Come early May in Virginia Beach, the state's biggest city, and the boardwalk-bordered strip of sand fronting a stretch of Atlantic Ocean suddenly gets crowded, the shops offering bikinis, temporary tattoos and hermit crabs open for business and life guards back at their posts for another warm-weather season. A vacation destination for millions every year, this bustling seaside city may see the most action between its paved bike path, many ocean-side bars, and adjoining streets, but there's certainly more to this southeastern destination than just mini golf and sun-drenched sand.
Though there's plenty to see and do along the boardwalk, Virginia Marine Science Museum, a short drive south of this main drag, draws almost as many visitors as the beach. With over 300 exhibits including a sea turtle hatching laboratory, fresh and seawater aquariums, a ray touch-tank, IMAX theater and harbor seals to greet you, the museum is popular with all ages. A visit to the 1903 Old Coast Guard Station allows visitors to use a roof mounted tower cam to identify far-off ships, but it's fine art that's the focus at the Contemporary Art Center of Virginia, a few blocks up from the Atlantic on the north side of Interstate 264. Mount Trashmore (a repurposed landfill) inland several miles offer a break from beach-scenery and a pleasant paved recreation path - you can't miss it out your passenger window if you're en route to the water.

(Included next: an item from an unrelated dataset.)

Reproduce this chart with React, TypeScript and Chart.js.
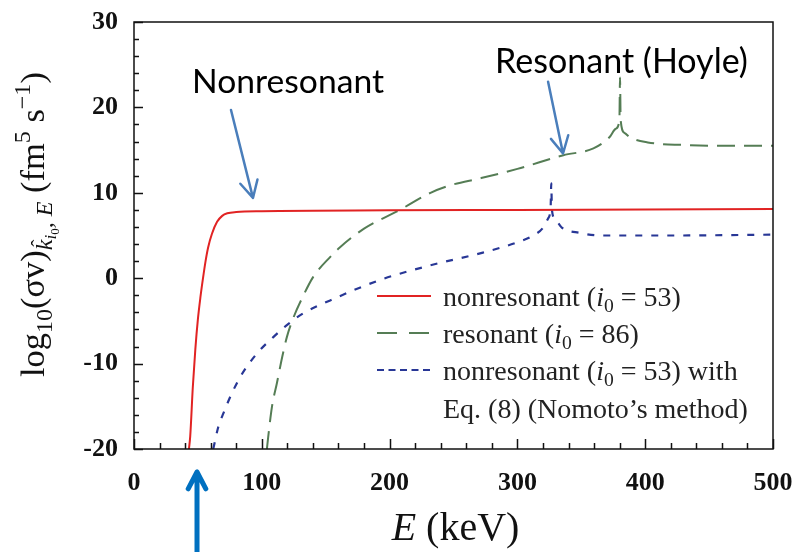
import React, { useEffect, useRef } from "react";
import { Chart, registerables } from "chart.js";

Chart.register(...registerables);

// ---- data ----
const redE = [43, 44, 46, 48, 50, 52, 54, 56, 58, 61, 65, 69, 73, 80, 100, 200, 300, 400, 500];
const redY = [-20, -18.5, -12.8, -8.3, -4.8, -2.2, 0, 2, 3.6, 5.2, 6.6, 7.3, 7.6, 7.75, 7.85, 7.95, 8.0, 8.05, 8.1];

const greenE = [104, 105, 108, 111.8, 116, 119.6, 124.8, 132, 140, 153.6, 161, 180, 208, 232, 248, 271, 300, 336, 359.5, 372, 377, 379.8, 380.3, 380.8, 384, 388, 402, 430, 454, 500];
const greenY = [-20, -18.6, -15, -12.3, -9.2, -6.9, -4.6, -2.2, 0.1, 2.5, 3.6, 5.8, 8.0, 10.0, 10.9, 11.7, 12.8, 14.4, 15.2, 16.5, 17.5, 18.5, 23.5, 18.5, 17.0, 16.5, 15.9, 15.6, 15.5, 15.5];

const blueE = [62, 66, 70, 76.5, 83, 90, 98.7, 109, 119.6, 132.5, 153.5, 192.6, 231.8, 273, 300, 312.5, 320, 324, 326, 326.5, 327, 330, 335, 349, 365, 420, 500];
const blueY = [-20, -17.4, -15.8, -13.5, -11.6, -10, -8.4, -6.9, -5.5, -4.1, -2.6, -0.2, 1.5, 3.0, 4.2, 5.0, 5.9, 7.0, 8.3, 11.1, 8.0, 6.8, 5.9, 5.3, 5.0, 5.0, 5.1];

const xMin = 0, xMax = 500, xStep = 100, xMinor = 20;
const yMin = -20, yMax = 30, yStep = 10, yMinor = 2;

const legendLabels = ["nonresonant (i0 = 53)", "resonant (i0 = 86)", "nonresonant (i0 = 53) with", "Eq. (8) (Nomoto’s method)"];
const noteNonres = "Nonresonant";
const noteRes = "Resonant (Hoyle)";

const RED = "rgb(225,35,35)";
const GREEN = "rgb(85,125,85)";
const BLUE = "rgb(40,55,150)";
const ARROW = "rgb(74,126,187)";
const ARROW2 = "rgb(0,112,192)";
const SERIF = '"Liberation Serif", "Times New Roman", serif';
const SANS = 'Lato, "Open Sans", sans-serif';

type Seg = { t: string; s: number; it?: boolean; dy?: number; hat?: boolean };

function segFont(base: number, seg: Seg) {
  return `${seg.it ? "italic " : ""}${(base * seg.s).toFixed(2)}px ${SERIF}`;
}
function richWidth(ctx: CanvasRenderingContext2D, segs: Seg[], base: number) {
  let w = 0;
  for (const s of segs) {
    ctx.font = segFont(base, s);
    w += ctx.measureText(s.t).width;
  }
  return w;
}
function drawRich(ctx: CanvasRenderingContext2D, segs: Seg[], x: number, y: number, base: number) {
  let cx = x;
  for (const s of segs) {
    ctx.font = segFont(base, s);
    const w = ctx.measureText(s.t).width;
    const yy = y + (s.dy || 0) * base;
    ctx.fillText(s.t, cx, yy);
    if (s.hat) {
      ctx.font = `${(base * s.s * 0.9).toFixed(2)}px ${SERIF}`;
      const hw = ctx.measureText("ˆ").width;
      ctx.fillText("ˆ", cx + w / 2 - hw / 2 + base * 0.05, yy - base * s.s * 0.22);
    }
    cx += w;
  }
}

function arrow(ctx: CanvasRenderingContext2D, x1: number, y1: number, x2: number, y2: number, color: string, lw: number, head: number) {
  ctx.save();
  ctx.strokeStyle = color;
  ctx.lineWidth = lw;
  ctx.lineCap = "round";
  ctx.lineJoin = "round";
  ctx.beginPath();
  ctx.moveTo(x1, y1);
  ctx.lineTo(x2, y2);
  const a = Math.atan2(y2 - y1, x2 - x1);
  const da = Math.PI / 6.5;
  ctx.moveTo(x2 - head * Math.cos(a - da), y2 - head * Math.sin(a - da));
  ctx.lineTo(x2, y2);
  ctx.lineTo(x2 - head * Math.cos(a + da), y2 - head * Math.sin(a + da));
  ctx.stroke();
  ctx.restore();
}

const decorPlugin = {
  id: "decor",
  afterDraw(chart: any) {
    const ctx: CanvasRenderingContext2D = chart.ctx;
    const { left, right, top, bottom } = chart.chartArea;
    const xs = chart.scales.x;
    const ys = chart.scales.y;
    ctx.save();
    // frame
    ctx.strokeStyle = "#111";
    ctx.lineWidth = 1.5;
    ctx.strokeRect(left, top, right - left, bottom - top);
    // inward ticks
    ctx.lineWidth = 1.5;
    ctx.beginPath();
    for (let v = xMin; v <= xMax + 1e-9; v += xMinor) {
      const px = Math.round(xs.getPixelForValue(v)) + 0.5;
      const len = Math.abs(v % xStep) < 1e-9 ? 10 : 6;
      ctx.moveTo(px, bottom);
      ctx.lineTo(px, bottom - len);
    }
    for (let v = yMin; v <= yMax + 1e-9; v += yMinor) {
      const py = Math.round(ys.getPixelForValue(v)) + 0.5;
      const len = Math.abs(v % yStep) < 1e-9 ? 9 : 5;
      ctx.moveTo(left, py);
      ctx.lineTo(left + len, py);
    }
    ctx.stroke();

    // legend
    const lx1 = left + 243, lx2 = left + 297;
    const rowsY = [296, 333, 370];
    const styles = [
      { c: RED, d: [] as number[], w: 2 },
      { c: GREEN, d: [20, 12], w: 2 },
      { c: BLUE, d: [7, 4.5], w: 2 },
    ];
    styles.forEach((st, i) => {
      ctx.strokeStyle = st.c;
      ctx.lineWidth = st.w;
      ctx.setLineDash(st.d);
      ctx.beginPath();
      ctx.moveTo(lx1, rowsY[i]);
      ctx.lineTo(lx2, rowsY[i]);
      ctx.stroke();
    });
    ctx.setLineDash([]);
    ctx.fillStyle = "#222";
    ctx.textBaseline = "alphabetic";
    ctx.textAlign = "left";
    const tx = left + 309;
    const legendSegs = (label: string): Seg[] => {
      const m = label.match(/^(.*\()i0( = .*)$/);
      if (!m) return [{ t: label, s: 1 }];
      return [
        { t: m[1], s: 1 },
        { t: "i", s: 1, it: true },
        { t: "0", s: 0.7, dy: 0.2 },
        { t: m[2], s: 1 },
      ];
    };
    const lfont = 28;
    const baseY = [306, 343, 380, 418];
    legendLabels.forEach((lab, i) => drawRich(ctx, legendSegs(lab), tx, baseY[i], lfont));

    // x title
    const xt: Seg[] = [{ t: "E", s: 1, it: true }, { t: " (keV)", s: 1 }];
    const xb = 40;
    const xw = richWidth(ctx, xt, xb);
    ctx.fillStyle = "#111";
    drawRich(ctx, xt, (left + right) / 2 - xw / 2 + 2, 540, xb);

    // y title (rotated)
    const yt: Seg[] = [
      { t: "log", s: 1 },
      { t: "10", s: 0.7, dy: 0.22 },
      { t: "(σv)", s: 1 },
      { t: "k", s: 0.7, it: true, dy: 0.22, hat: true },
      { t: "i", s: 0.5, it: true, dy: 0.36 },
      { t: "0", s: 0.38, dy: 0.44 },
      { t: ", E", s: 0.7, it: true, dy: 0.22 },
      { t: " (fm", s: 1 },
      { t: "5", s: 0.7, dy: -0.4 },
      { t: " s", s: 1 },
      { t: "−1", s: 0.7, dy: -0.4 },
      { t: ")", s: 1 },
    ];
    const target = 305;
    const yb = (100 * target) / richWidth(ctx, yt, 100);
    ctx.save();
    ctx.translate(44, 377);
    ctx.rotate(-Math.PI / 2);
    drawRich(ctx, yt, 0, 0, yb);
    ctx.restore();

    // annotations
    const fitSans = (text: string, w: number) => {
      ctx.font = `100px ${SANS}`;
      return (100 * w) / ctx.measureText(text).width;
    };
    ctx.fillStyle = "#000";
    const f1 = fitSans(noteNonres, 192);
    ctx.font = `${f1.toFixed(2)}px ${SANS}`;
    ctx.fillText(noteNonres, xs.getPixelForValue(45.4), ys.getPixelForValue(21.7));
    const f2 = fitSans(noteRes, 253);
    ctx.font = `${f2.toFixed(2)}px ${SANS}`;
    ctx.fillText(noteRes, xs.getPixelForValue(282.5), ys.getPixelForValue(24.0));

    arrow(ctx, xs.getPixelForValue(75.9), ys.getPixelForValue(19.7), xs.getPixelForValue(93.1), ys.getPixelForValue(9.4), ARROW, 2.5, 19);
    arrow(ctx, xs.getPixelForValue(324), ys.getPixelForValue(23.0), xs.getPixelForValue(335.7), ys.getPixelForValue(14.6), ARROW, 2.5, 19);
    const bx = xs.getPixelForValue(49.3);
    arrow(ctx, bx, 556, bx, 472, ARROW2, 5, 19);
    ctx.restore();
  },
};

function toPts(xa: number[], ya: number[]) {
  return xa.map((x, i) => ({ x, y: ya[i] }));
}

function zeroPad(s: any) {
  s.paddingTop = 0;
  s.paddingBottom = 0;
  s.paddingLeft = 0;
  s.paddingRight = 0;
}

export default function App() {
  const ref = useRef<HTMLCanvasElement | null>(null);
  useEffect(() => {
    if (!ref.current) return;
    const tickFont = { family: SERIF, size: 26, weight: "bold" as const };
    const chart = new Chart(ref.current, {
      type: "line",
      data: {
        datasets: [
          { label: legendLabels[0], data: toPts(redE, redY), borderColor: RED, borderWidth: 2, pointRadius: 0, cubicInterpolationMode: "monotone" },
          { label: legendLabels[1], data: toPts(greenE, greenY), borderColor: GREEN, borderWidth: 2, borderDash: [18, 9], pointRadius: 0, cubicInterpolationMode: "monotone" },
          { label: legendLabels[2], data: toPts(blueE, blueY), borderColor: BLUE, borderWidth: 2.2, borderDash: [7, 9], pointRadius: 0, cubicInterpolationMode: "monotone" },
        ],
      },
      options: {
        animation: false,
        responsive: false,
        layout: { padding: { top: 22, right: 19, left: 0, bottom: 0 } },
        plugins: { legend: { display: false }, tooltip: { enabled: false } },
        scales: {
          x: {
            type: "linear",
            min: xMin,
            max: xMax,
            ticks: { stepSize: xStep, font: tickFont, color: "#111", padding: 19, maxRotation: 0 },
            grid: { display: false, drawTicks: false },
            border: { display: false },
            afterFit: (s: any) => { s.height = 103; zeroPad(s); },
          },
          y: {
            type: "linear",
            min: yMin,
            max: yMax,
            ticks: { stepSize: yStep, font: tickFont, color: "#111", padding: 16 },
            grid: { display: false, drawTicks: false },
            border: { display: false },
            afterFit: (s: any) => { s.width = 134; zeroPad(s); },
          },
        },
      },
      plugins: [decorPlugin],
    } as any);
    return () => chart.destroy();
  }, []);
  return (
    <div style={{ position: "fixed", left: 0, top: 0, width: 792, height: 552, background: "#fff" }}>
      <canvas ref={ref} width={792} height={552} style={{ display: "block" }} />
    </div>
  );
}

Old Cape Henry Lighthouse is Virginia Beach's official symbol. Built in 1791, the light is open to the public and located in First Landing State Park. Over a million visitors come to the park on Cape Henry each year to visit over 2,900 acres of sandy wilderness and see the spot where English settlers first landed in America. Birdwatching, mountain-biking,hiking and boating are popular here, and the Chesapeake Bay Center in the park includes exhibits of the area's aquatic life. Less visited thanks to its comparatively remote location is False Cape State Park, located at the south end of Virginia's sandy coastline, accessible to walkers and bikers through adjoining Back Bay Wildlife Refuge or by boat over Back Bay. In season, there are also daily trips to this state park and its primitive campsites courtesy of the beach transporter, Terra Gator.
While there is a wide range of wining and dining options close to the beach, this city of nearly 500,000 has several mini-downtown areas with an assortment of associated shops and restaurants. Most up-and-coming (and home to also bars and a comedy club) is Town Center set several miles west of the ocean (you can't miss it's defining high-rise tower from I-264); the city's civic buildings are located southwest of the waterfront, closer to the less-crowded beaches of Sandbridge and the agrarian landscapes of Pungo.
Virginia Beach is linked to the Eastern Shore via the Chesapeake Bay Bridge Tunnel, and is edged by Norfolk to the west and Chesapeake to the south.